Esparza acknowledged that the investigative value of a smartphone has jumped sharply in recent years, calling them "personal lifelines" that could contain a trove of evidence in a suspected crime.

But he said it's too soon to forecast the impact on police work that the security measures will have, particularly with what are known as "exigent circumstances" where a safety emergency triggers one of the exceptions outlined in a U.S. Supreme Court ruling last summer holding that in all but a few cases, warrantless cellphone searches are unconstitutional.

"There will be cases where we'll have to be able to get access, and if we can't, well, we'll cross that bridge when we get there," Esparza said.

A spokesman for Apple declined to comment but cited the company's new privacy policy and a recent conversation Apple CEO Tim Cook had with journalist Charlie Rose.
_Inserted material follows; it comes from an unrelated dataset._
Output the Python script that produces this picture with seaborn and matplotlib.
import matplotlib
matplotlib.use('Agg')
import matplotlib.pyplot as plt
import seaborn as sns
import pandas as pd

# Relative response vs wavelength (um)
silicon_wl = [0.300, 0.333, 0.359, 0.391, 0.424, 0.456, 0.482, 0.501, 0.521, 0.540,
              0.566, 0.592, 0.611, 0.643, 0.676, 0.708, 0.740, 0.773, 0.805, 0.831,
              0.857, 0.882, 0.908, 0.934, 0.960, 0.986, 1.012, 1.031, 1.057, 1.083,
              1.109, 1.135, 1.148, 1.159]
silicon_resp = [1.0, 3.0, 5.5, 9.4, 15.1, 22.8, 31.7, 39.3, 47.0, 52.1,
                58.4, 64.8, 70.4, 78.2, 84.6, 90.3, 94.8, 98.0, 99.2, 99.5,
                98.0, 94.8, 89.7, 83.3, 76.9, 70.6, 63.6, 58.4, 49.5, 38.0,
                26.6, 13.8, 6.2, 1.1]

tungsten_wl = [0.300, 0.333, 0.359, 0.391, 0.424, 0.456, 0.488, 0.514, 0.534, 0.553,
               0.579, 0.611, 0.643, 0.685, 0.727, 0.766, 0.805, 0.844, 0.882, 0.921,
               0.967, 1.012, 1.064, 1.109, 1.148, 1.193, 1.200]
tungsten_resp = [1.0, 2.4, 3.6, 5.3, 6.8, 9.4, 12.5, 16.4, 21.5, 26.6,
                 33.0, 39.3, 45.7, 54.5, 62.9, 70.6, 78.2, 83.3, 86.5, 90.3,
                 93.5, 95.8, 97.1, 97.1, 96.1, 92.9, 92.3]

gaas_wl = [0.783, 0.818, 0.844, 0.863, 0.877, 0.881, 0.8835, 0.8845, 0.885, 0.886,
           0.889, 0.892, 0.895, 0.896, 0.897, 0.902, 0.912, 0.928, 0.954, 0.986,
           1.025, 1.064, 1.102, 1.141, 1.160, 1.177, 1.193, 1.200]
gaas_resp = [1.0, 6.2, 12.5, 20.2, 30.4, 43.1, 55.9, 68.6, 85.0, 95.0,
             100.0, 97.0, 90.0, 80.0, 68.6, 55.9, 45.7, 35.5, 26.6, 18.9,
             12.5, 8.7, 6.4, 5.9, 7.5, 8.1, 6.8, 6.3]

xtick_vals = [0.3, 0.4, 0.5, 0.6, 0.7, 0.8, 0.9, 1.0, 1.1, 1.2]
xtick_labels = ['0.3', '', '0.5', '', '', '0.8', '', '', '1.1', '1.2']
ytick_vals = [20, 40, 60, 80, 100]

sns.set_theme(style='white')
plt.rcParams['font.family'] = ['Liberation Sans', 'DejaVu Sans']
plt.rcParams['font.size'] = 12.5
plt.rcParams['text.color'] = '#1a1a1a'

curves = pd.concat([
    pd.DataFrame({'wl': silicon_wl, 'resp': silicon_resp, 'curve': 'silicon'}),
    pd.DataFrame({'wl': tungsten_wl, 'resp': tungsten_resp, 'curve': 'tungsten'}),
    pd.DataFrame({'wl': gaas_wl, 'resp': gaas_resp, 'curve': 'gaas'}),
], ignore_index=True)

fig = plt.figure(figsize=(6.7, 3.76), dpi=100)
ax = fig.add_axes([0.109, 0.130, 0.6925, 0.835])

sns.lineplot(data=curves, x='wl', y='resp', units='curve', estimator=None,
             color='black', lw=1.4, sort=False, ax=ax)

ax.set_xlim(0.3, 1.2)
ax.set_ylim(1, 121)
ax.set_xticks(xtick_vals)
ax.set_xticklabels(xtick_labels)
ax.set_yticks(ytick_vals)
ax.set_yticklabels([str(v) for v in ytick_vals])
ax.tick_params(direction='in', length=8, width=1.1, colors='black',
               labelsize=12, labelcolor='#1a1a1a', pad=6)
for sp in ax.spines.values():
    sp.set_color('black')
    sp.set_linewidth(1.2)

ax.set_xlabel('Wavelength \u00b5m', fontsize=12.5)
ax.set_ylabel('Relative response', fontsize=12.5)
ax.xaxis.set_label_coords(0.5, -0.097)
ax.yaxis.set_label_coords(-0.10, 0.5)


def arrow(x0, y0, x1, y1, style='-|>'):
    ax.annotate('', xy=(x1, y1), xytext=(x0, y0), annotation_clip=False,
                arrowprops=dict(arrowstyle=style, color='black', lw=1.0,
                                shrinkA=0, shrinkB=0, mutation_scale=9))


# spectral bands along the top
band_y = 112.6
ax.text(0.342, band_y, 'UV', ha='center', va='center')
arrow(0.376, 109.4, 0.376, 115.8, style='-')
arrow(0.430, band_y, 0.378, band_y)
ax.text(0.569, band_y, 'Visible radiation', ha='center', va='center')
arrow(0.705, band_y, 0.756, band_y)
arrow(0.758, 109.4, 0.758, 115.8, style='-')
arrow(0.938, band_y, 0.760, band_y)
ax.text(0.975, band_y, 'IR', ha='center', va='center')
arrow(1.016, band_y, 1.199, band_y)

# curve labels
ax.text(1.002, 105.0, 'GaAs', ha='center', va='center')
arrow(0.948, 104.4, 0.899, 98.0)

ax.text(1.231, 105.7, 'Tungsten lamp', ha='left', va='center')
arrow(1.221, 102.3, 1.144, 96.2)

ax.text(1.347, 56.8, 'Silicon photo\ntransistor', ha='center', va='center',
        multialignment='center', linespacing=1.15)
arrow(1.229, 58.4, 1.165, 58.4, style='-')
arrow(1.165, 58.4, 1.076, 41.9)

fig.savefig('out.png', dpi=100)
In the interview, Cook stressed that Apple collects minimal data from users because its business is selling devices rather than targeted ads. The company already encrypted iMessages and FaceTime calls with users' passcodes.

Despite concern among some in law enforcement, experts say Apple's move to wall off more information was probably less about thumbing its nose at the U.S. government than extricating itself from criminal investigations in which it has little interest.

"If I'm a private company, that's the last place I want to be," said John Roman, a senior fellow in the Justice Policy Center at the Urban Institute.

But Roman fears that the encryption will pose a huge hurdle, particularly for local law enforcement agencies. With limited forensic capabilities, scanning a smartphone is often one of few convenient options for a local officer to jump-start a case, Roman said.

"On normal, everyday cases, this will be a dead stop for them," he said.

Civil liberties advocates say those concerns are greatly overblown. Hanni Fakhoury, a staff attorney at the Electronic Frontier Foundation, said that although information gleaned from smartphones is often useful, it rarely makes or breaks a case. And though Apple is unable to provide a user's passcode to unlock a phone, he predicts that many suspects will voluntarily supply it, drawing from his experience as a public defender.

"When people are in that interrogation room, they're telling the police, 'Sure, you can open my phone,' " he said.

Fakhoury said it is still unclear whether a judge could order a suspect to open his phone or be held in contempt of court, perhaps foreshadowing a future legal battle.

What's more, experts say, Apple users' data will also be more secure as a result of the shift. When companies maintain the ability to circumvent passcodes for law enforcement, hackers can easily abuse the opening, experts say. The safest option is to wall off the information entirely, experts say.

"If you create an access point, both good guys and bad guys can use it," said Bruce Schneier, a computer security and privacy expert.